<<<<
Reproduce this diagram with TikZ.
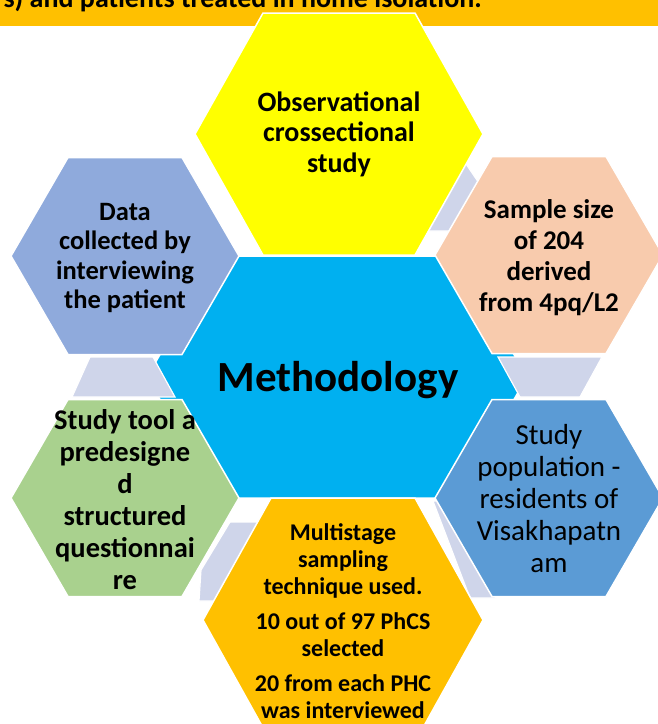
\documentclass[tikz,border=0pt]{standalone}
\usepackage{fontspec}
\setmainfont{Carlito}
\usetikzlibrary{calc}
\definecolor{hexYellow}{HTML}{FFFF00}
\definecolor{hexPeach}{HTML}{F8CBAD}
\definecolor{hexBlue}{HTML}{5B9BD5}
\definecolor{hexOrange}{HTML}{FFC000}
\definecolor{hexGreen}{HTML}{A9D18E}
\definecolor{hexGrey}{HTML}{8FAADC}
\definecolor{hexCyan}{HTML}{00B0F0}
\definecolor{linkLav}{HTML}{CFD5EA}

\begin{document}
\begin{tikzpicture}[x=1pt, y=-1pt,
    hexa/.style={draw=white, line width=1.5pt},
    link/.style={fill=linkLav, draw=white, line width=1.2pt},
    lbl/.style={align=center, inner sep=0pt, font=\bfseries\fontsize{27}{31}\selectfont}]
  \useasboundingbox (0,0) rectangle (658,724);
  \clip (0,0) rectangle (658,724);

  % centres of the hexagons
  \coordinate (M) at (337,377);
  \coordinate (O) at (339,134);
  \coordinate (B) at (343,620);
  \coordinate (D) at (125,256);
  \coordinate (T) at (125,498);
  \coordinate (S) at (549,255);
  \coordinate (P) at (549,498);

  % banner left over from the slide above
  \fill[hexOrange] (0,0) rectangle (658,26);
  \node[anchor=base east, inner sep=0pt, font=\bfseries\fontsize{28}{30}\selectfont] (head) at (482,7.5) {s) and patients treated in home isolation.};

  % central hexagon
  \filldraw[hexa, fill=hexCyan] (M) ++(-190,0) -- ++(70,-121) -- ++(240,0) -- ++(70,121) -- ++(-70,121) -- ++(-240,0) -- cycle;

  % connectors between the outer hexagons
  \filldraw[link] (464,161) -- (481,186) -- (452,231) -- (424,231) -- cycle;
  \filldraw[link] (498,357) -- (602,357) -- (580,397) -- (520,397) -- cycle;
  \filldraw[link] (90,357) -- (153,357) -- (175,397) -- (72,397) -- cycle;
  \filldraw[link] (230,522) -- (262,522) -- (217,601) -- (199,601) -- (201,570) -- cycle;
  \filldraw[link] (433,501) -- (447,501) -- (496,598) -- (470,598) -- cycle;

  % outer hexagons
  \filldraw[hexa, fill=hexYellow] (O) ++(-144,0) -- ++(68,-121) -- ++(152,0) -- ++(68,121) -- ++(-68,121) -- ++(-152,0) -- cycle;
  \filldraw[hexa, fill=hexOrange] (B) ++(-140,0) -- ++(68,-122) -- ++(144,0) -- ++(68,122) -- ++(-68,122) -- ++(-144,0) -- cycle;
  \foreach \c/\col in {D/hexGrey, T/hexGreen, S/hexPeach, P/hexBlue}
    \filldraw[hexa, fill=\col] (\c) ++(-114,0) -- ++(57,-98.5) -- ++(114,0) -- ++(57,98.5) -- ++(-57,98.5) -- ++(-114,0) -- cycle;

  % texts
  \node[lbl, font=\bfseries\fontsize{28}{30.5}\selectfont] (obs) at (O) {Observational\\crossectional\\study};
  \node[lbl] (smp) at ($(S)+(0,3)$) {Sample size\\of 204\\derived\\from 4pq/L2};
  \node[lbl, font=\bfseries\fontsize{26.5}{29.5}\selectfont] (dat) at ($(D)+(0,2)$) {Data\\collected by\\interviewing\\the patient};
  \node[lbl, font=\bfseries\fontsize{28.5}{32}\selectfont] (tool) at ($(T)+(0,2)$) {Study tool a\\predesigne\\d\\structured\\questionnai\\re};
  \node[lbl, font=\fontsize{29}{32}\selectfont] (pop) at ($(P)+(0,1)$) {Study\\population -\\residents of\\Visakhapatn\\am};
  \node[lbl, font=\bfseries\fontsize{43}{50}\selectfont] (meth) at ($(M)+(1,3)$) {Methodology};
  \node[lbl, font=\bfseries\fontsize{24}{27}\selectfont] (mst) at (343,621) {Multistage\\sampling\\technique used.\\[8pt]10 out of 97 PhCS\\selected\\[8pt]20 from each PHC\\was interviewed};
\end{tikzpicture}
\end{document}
>>>>
__PROBLEM TO WORK ON__
Without including any pictures, print all of the material exactly as given.

__COMPLETED EXERCISE__
Reproduce this diagram with TikZ.
\documentclass[tikz,border=0pt]{standalone}
\usepackage{fontspec}
\setmainfont{Carlito}
\usetikzlibrary{calc}
\definecolor{hexYellow}{HTML}{FFFF00}
\definecolor{hexPeach}{HTML}{F8CBAD}
\definecolor{hexBlue}{HTML}{5B9BD5}
\definecolor{hexOrange}{HTML}{FFC000}
\definecolor{hexGreen}{HTML}{A9D18E}
\definecolor{hexGrey}{HTML}{8FAADC}
\definecolor{hexCyan}{HTML}{00B0F0}
\definecolor{linkLav}{HTML}{CFD5EA}

\begin{document}
\begin{tikzpicture}[x=1pt, y=-1pt,
    hexa/.style={draw=white, line width=1.5pt},
    link/.style={fill=linkLav, draw=white, line width=1.2pt},
    lbl/.style={align=center, inner sep=0pt, font=\bfseries\fontsize{27}{31}\selectfont}]
  \useasboundingbox (0,0) rectangle (658,724);
  \clip (0,0) rectangle (658,724);

  % centres of the hexagons
  \coordinate (M) at (337,377);
  \coordinate (O) at (339,134);
  \coordinate (B) at (343,620);
  \coordinate (D) at (125,256);
  \coordinate (T) at (125,498);
  \coordinate (S) at (549,255);
  \coordinate (P) at (549,498);

  % banner left over from the slide above
  \fill[hexOrange] (0,0) rectangle (658,26);
  \node[anchor=base east, inner sep=0pt, font=\bfseries\fontsize{28}{30}\selectfont] (head) at (482,7.5) {s) and patients treated in home isolation.};

  % central hexagon
  \filldraw[hexa, fill=hexCyan] (M) ++(-190,0) -- ++(70,-121) -- ++(240,0) -- ++(70,121) -- ++(-70,121) -- ++(-240,0) -- cycle;

  % connectors between the outer hexagons
  \filldraw[link] (464,161) -- (481,186) -- (452,231) -- (424,231) -- cycle;
  \filldraw[link] (498,357) -- (602,357) -- (580,397) -- (520,397) -- cycle;
  \filldraw[link] (90,357) -- (153,357) -- (175,397) -- (72,397) -- cycle;
  \filldraw[link] (230,522) -- (262,522) -- (217,601) -- (199,601) -- (201,570) -- cycle;
  \filldraw[link] (433,501) -- (447,501) -- (496,598) -- (470,598) -- cycle;

  % outer hexagons
  \filldraw[hexa, fill=hexYellow] (O) ++(-144,0) -- ++(68,-121) -- ++(152,0) -- ++(68,121) -- ++(-68,121) -- ++(-152,0) -- cycle;
  \filldraw[hexa, fill=hexOrange] (B) ++(-140,0) -- ++(68,-122) -- ++(144,0) -- ++(68,122) -- ++(-68,122) -- ++(-144,0) -- cycle;
  \foreach \c/\col in {D/hexGrey, T/hexGreen, S/hexPeach, P/hexBlue}
    \filldraw[hexa, fill=\col] (\c) ++(-114,0) -- ++(57,-98.5) -- ++(114,0) -- ++(57,98.5) -- ++(-57,98.5) -- ++(-114,0) -- cycle;

  % texts
  \node[lbl, font=\bfseries\fontsize{28}{30.5}\selectfont] (obs) at (O) {Observational\\crossectional\\study};
  \node[lbl] (smp) at ($(S)+(0,3)$) {Sample size\\of 204\\derived\\from 4pq/L2};
  \node[lbl, font=\bfseries\fontsize{26.5}{29.5}\selectfont] (dat) at ($(D)+(0,2)$) {Data\\collected by\\interviewing\\the patient};
  \node[lbl, font=\bfseries\fontsize{28.5}{32}\selectfont] (tool) at ($(T)+(0,2)$) {Study tool a\\predesigne\\d\\structured\\questionnai\\re};
  \node[lbl, font=\fontsize{29}{32}\selectfont] (pop) at ($(P)+(0,1)$) {Study\\population -\\residents of\\Visakhapatn\\am};
  \node[lbl, font=\bfseries\fontsize{43}{50}\selectfont] (meth) at ($(M)+(1,3)$) {Methodology};
  \node[lbl, font=\bfseries\fontsize{24}{27}\selectfont] (mst) at (343,621) {Multistage\\sampling\\technique used.\\[8pt]10 out of 97 PhCS\\selected\\[8pt]20 from each PHC\\was interviewed};
\end{tikzpicture}
\end{document}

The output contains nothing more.